Access to medical care has been an ongoing Red Flag, one affected by the higher rates of uninsured individuals. In Springfield, 15.22% of adults are uninsured, compared with 13.21% nationally.
The area is designated as a health professional shortage area with the rate of medical primary-care providers at 86.9 providers per 100,000 in Springfield and 108.4 in Greene County, both higher than the state rate of 83.6. The region also has shortages in dental and mental-health providers.
A lack of access to dental services in Springfield continues to be a Red Flag, driven by the level of uninsured individuals as well as a shortage of dental providers who accept state Medicaid plans. Jordan Valley Community Health Center has worked to change the lack-of-access issue through several initiatives. It provides comprehensive dental services to school-aged children through two mobile units and access to a dental surgery center. The Jordan Valley Dental Express Care provides same-day access for acute dental needs.
From 2015 to 2018, Jordan Valley partnered with CoxHealth and Mercy on a project aimed at reducing emergency visits related to dental pain by routing these patients back to Jordan Valley for care. During this time frame, emergency rooms saw a 50% reduction in patients seeking dental care.
A continued need for access to dental services in the Springfield community is evidenced by the number of patients (averaging 20-plus per day) still seeking acute dental care resulting in extractions. This need is also evidenced by the number of children needing full-mouth rehabilitation due to cavities. In Springfield, 20.2% of the population has poor dental health, compared with the national rate of 15.7%.

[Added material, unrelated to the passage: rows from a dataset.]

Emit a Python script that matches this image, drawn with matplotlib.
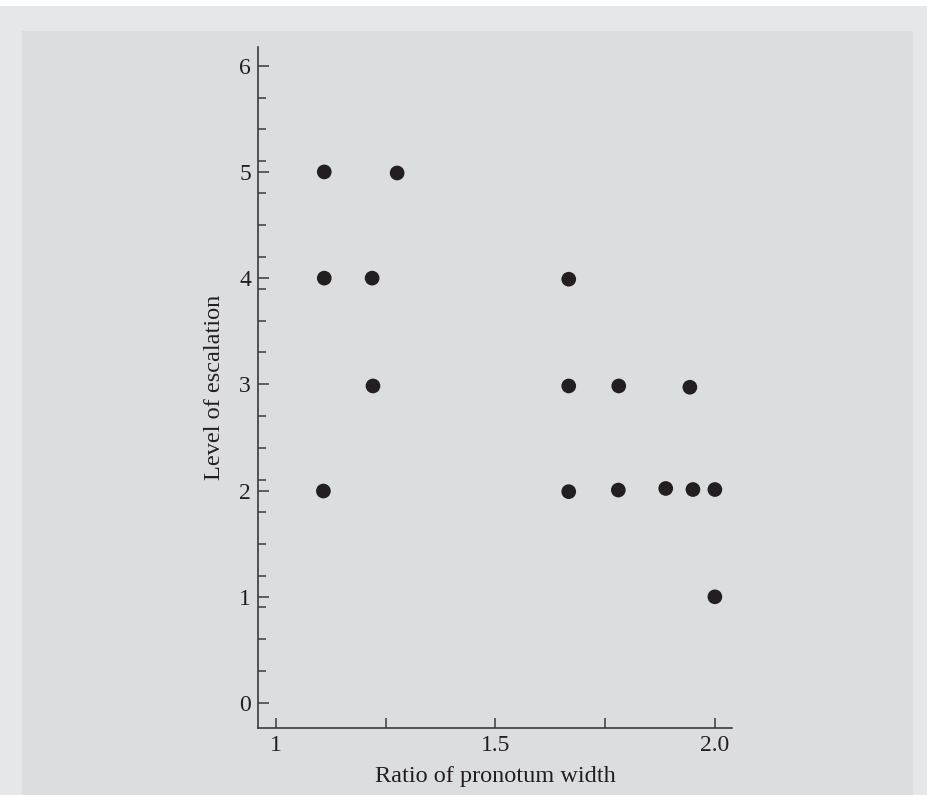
import matplotlib
matplotlib.use('Agg')

import matplotlib.pyplot as plt
from matplotlib.patches import Rectangle
from matplotlib.ticker import MultipleLocator, FixedLocator

# Data
ratio = [1.11, 1.276, 1.11, 1.219, 1.221, 1.108,
         1.667, 1.667, 1.781, 1.943,
         1.667, 1.78, 1.888, 1.95, 2.0, 2.0]
escalation = [5.0, 4.99, 4.0, 4.0, 2.985, 1.996,
              3.99, 2.985, 2.985, 2.973,
              1.99, 2.005, 2.02, 2.01, 2.01, 1.0]

xtick_vals = [1, 1.5, 2.0]
xtick_labels = ['1', '1.5', '2.0']
ytick_vals = [0, 1, 2, 3, 4, 5, 6]

W, H = 927, 795
ink = '#231f20'
axis_col = '#3a3a3c'

plt.rcParams['font.family'] = ['Liberation Serif', 'DejaVu Serif']

fig = plt.figure(figsize=(W / 100, H / 100), dpi=100, facecolor='#e6e7e8')

# background: white strip on top and inner grey panel
bg = fig.add_axes([0, 0, 1, 1], zorder=0)
bg.set_xlim(0, W)
bg.set_ylim(H, 0)
bg.axis('off')
bg.add_patch(Rectangle((0, 0), W, 6, facecolor='white', edgecolor='none'))
bg.add_patch(Rectangle((22, 31), 913 - 22, H, facecolor='#dcdddf', edgecolor='none'))

ax = fig.add_axes([258 / W, (H - 728) / H, (732 - 258) / W, (728 - 47) / H], zorder=2)
ax.set_facecolor('none')

ax.scatter(ratio, escalation, s=112, color=ink, edgecolors='none', zorder=3)

ax.set_xlim(0.959, 2.039)
ax.set_ylim(-0.235, 6.176)

ax.xaxis.set_major_locator(FixedLocator(xtick_vals))
ax.set_xticklabels(xtick_labels)
ax.xaxis.set_minor_locator(MultipleLocator(0.25))
ax.yaxis.set_major_locator(FixedLocator(ytick_vals))
ax.yaxis.set_minor_locator(MultipleLocator(0.3))

for s in ['top', 'right']:
    ax.spines[s].set_visible(False)
for s in ['left', 'bottom']:
    ax.spines[s].set_color(axis_col)
    ax.spines[s].set_linewidth(1.2)

ax.tick_params(axis='x', which='both', direction='in', length=7.2, width=1.1,
               color=axis_col, labelsize=17, labelcolor=ink, pad=5)
ax.tick_params(axis='y', which='major', direction='in', length=7.7, width=1.1,
               color=axis_col, labelsize=17, labelcolor=ink, pad=5)
ax.tick_params(axis='y', which='minor', direction='in', length=5.8, width=1.1,
               color=axis_col)

ax.set_xlabel('Ratio of pronotum width', fontsize=17.5, color=ink, labelpad=7)
ax.set_ylabel('Level of escalation', fontsize=17.5, color=ink, labelpad=10)

plt.savefig('out.png', dpi=100, facecolor=fig.get_facecolor())
plt.close()
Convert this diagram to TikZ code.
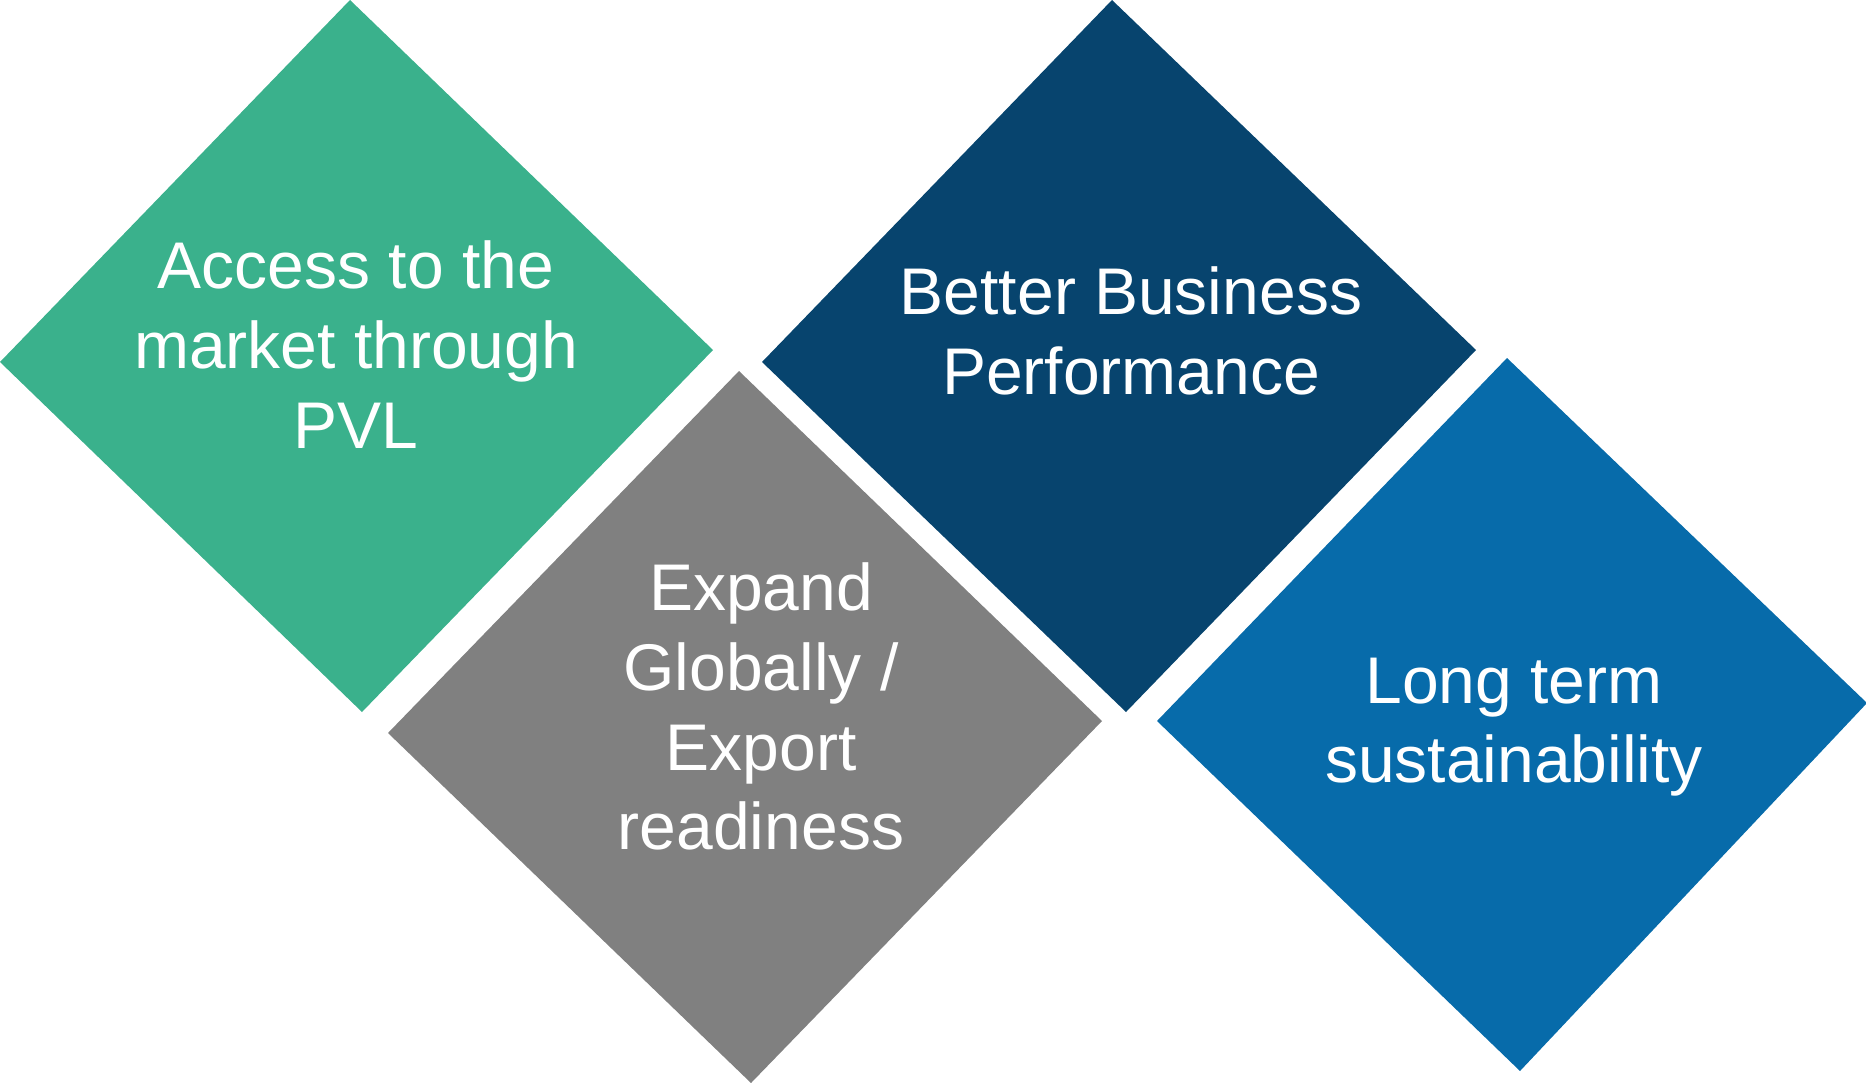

In 2007, mental health and substance abuse were first identified as a community Red Flag. Since 2013, the two have appeared as a common thread in the Community Focus Report, and in 2016, community partners came together to investigate mental health and substance abuse needs in our community. This assessment culminated in the release of the Community Mental Health and Substance Abuse Assessment Report in spring 2019.
Three domains were identified through the assessment: Awareness and early intervention, crisis services, and access to appropriate care. Throughout the assessment, it was recognized that stigma affected all domains and sectors in the community, such as education, health, criminal justice, workforce and many others.
Springfield and Greene County have seen an increase in suicide rates and depression in the past decade. Nationally, the rates for suicide in 2016 were 13.4/100,000, compared with 18.8/100,000 for Greene County and 23.3/100,000 for Springfield. Across the country, opioid dependence and illicit drug use have become a national concern. The age-adjusted rate of mortality due to drug poisoning in Springfield is 21.5/100,000—greater than the state and national levels (18.67 and 15.60, respectively). The increased rates of mental illness and drug-related deaths could be linked to an individual's access to appropriate levels of care.
Access to mental-health providers is greater at the city and county level than it is at the state level, but a higher saturation of providers does not necessarily equate to improved health due to the area's higher uninsured rates. Additionally, social stigma related to mental-health treatment could be a barrier for patients seeking care.